La conséquence directe
sur les marchés privés est double : une baisse des fusions-acquisitions et des
introductions en bourse, et une réduction des levées de fonds. D'un côté, les
fonds de private equity qui doivent vendre — notamment ceux des millésimes 2015
à 2020 — se retrouvent dans une position délicate. Ils devront revoir leurs
ambitions à la baisse en acceptant des valorisations inférieures à celles
espérées il y a encore quelques semaines. Du côté des levées de fonds, les
institutionnels, déjà en tension, hésitent à s’engager sur de nouveaux
véhicules d’investissement. Cette posture attentiste devrait se maintenir tant
que l’incertitude prédominera.
Pour autant, cette
période difficile ouvre aussi des fenêtres d’opportunité pour certaines
Les stratégies qui
apportent des solutions de liquidité :
• Les fonds secondaires, qui rachètent des participations dans des fonds existants, sont bien placés pour intervenir. Ils peuvent fournir de la liquidité aux investisseurs pressés de vendre, en profitant de décotes intéressantes. Une hausse des transactions secondaires est attendue, ce qui pourrait générer de belles occasions pour les acteurs de ce segment.
• Les fonds de crédits tactiques
pourraient également tirer leur épingle du jeu. Le ralentissement des
opérations de fusions-acquisitions va créer un besoin accru de financements
alternatifs. Ces fonds, capables de proposer des solutions sur mesure, seront
très sollicités. Ils pourront se permettre d’être plus sélectifs, concentrant
leurs efforts sur les entreprises les plus solides, et viser ainsi des
rendements plus élevés.
Pour les fonds de
private equity primaire, ceux en phase d’investissement, notamment lancés entre
2023 et 2025, sont en bonne posture. La baisse des valorisations leur offre un
terrain propice pour acquérir des actifs de qualité à moindre coût. Toutefois,
dans un environnement aussi incertain, la prudence s’impose. Les due diligences
seront plus longues, et une expertise sectorielle poussée devient un véritable
atout pour naviguer efficacement dans la tempête.
Enfin, les
co-investissements resteront un outil nécessaire pour les sponsors qui
l’utiliseront aussi bien pour finaliser des acquisitions compte tenu d’une
disponibilité de la dette qui devrait se contracter ainsi que pour fidéliser
les investisseurs potentiels pour les futures levées dans un contexte toujours
difficile auprès des institutionnels. Or, ces co-investissements, bien
qu’attrayants, pourraient devenir moins accessibles pour certains investisseurs
institutionnels, en raison de contraintes de liquidité. Ce recentrage pourrait
jouer en faveur des acteurs spécialisés dans cette stratégie, qui verront leur
expertise davantage recherchée.

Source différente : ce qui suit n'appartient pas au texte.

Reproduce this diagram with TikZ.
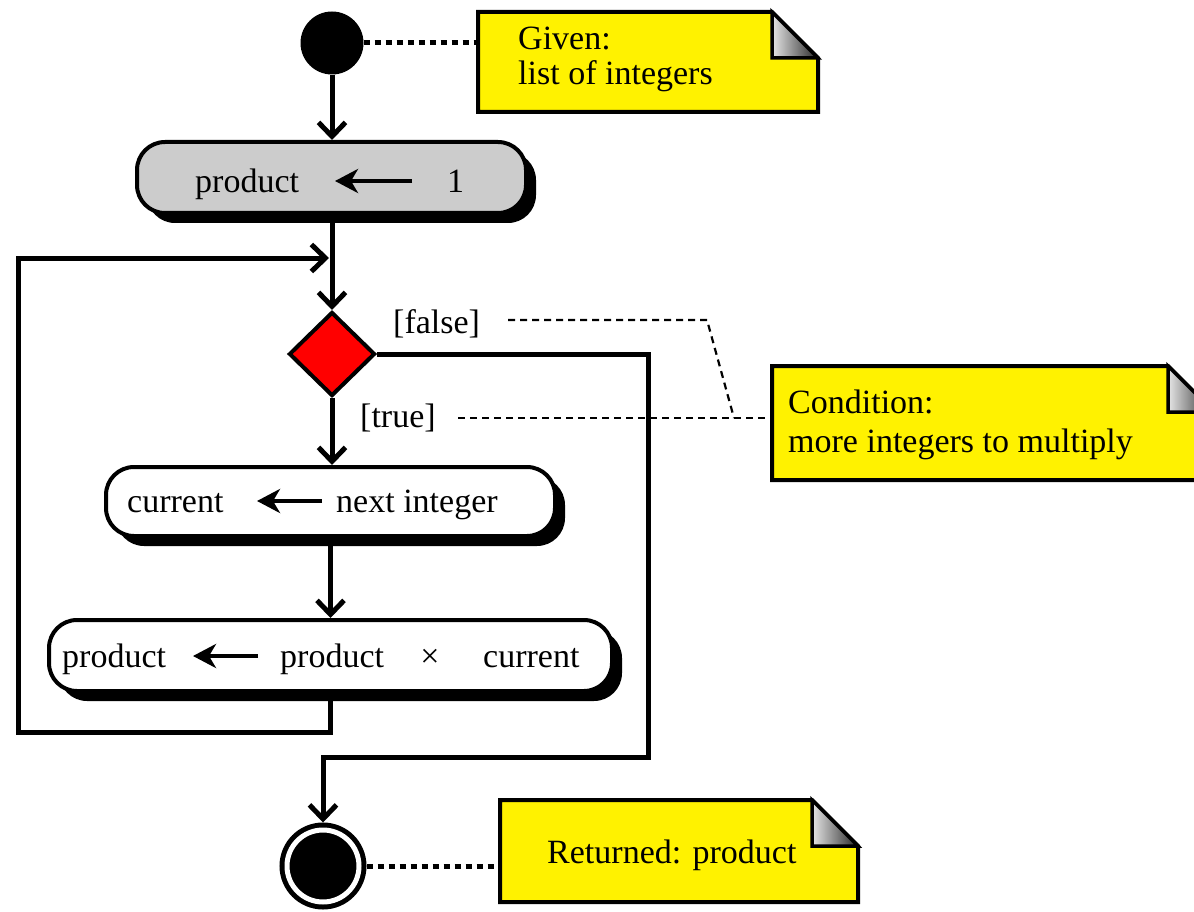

Ils auront la latitude de choisir avec soin les
projets auxquels s’associer.
Les récentes annonces de M. Trump ont provoqué un choc indéniable sur les marchés, mais elles ouvrent aussi des opportunités pour ceux capables d’analyser rapidement la situation et de s’y adapter. En misant sur les bons segments du marché privé — fonds en phase d’acquisition, fonds secondaires, stratégies de crédits tactiques, ou co-investissements pilotés par des experts — il est possible de tirer parti de la volatilité actuelle. À condition bien sûr d’adopter une approche stratégique, rigoureuse et agile.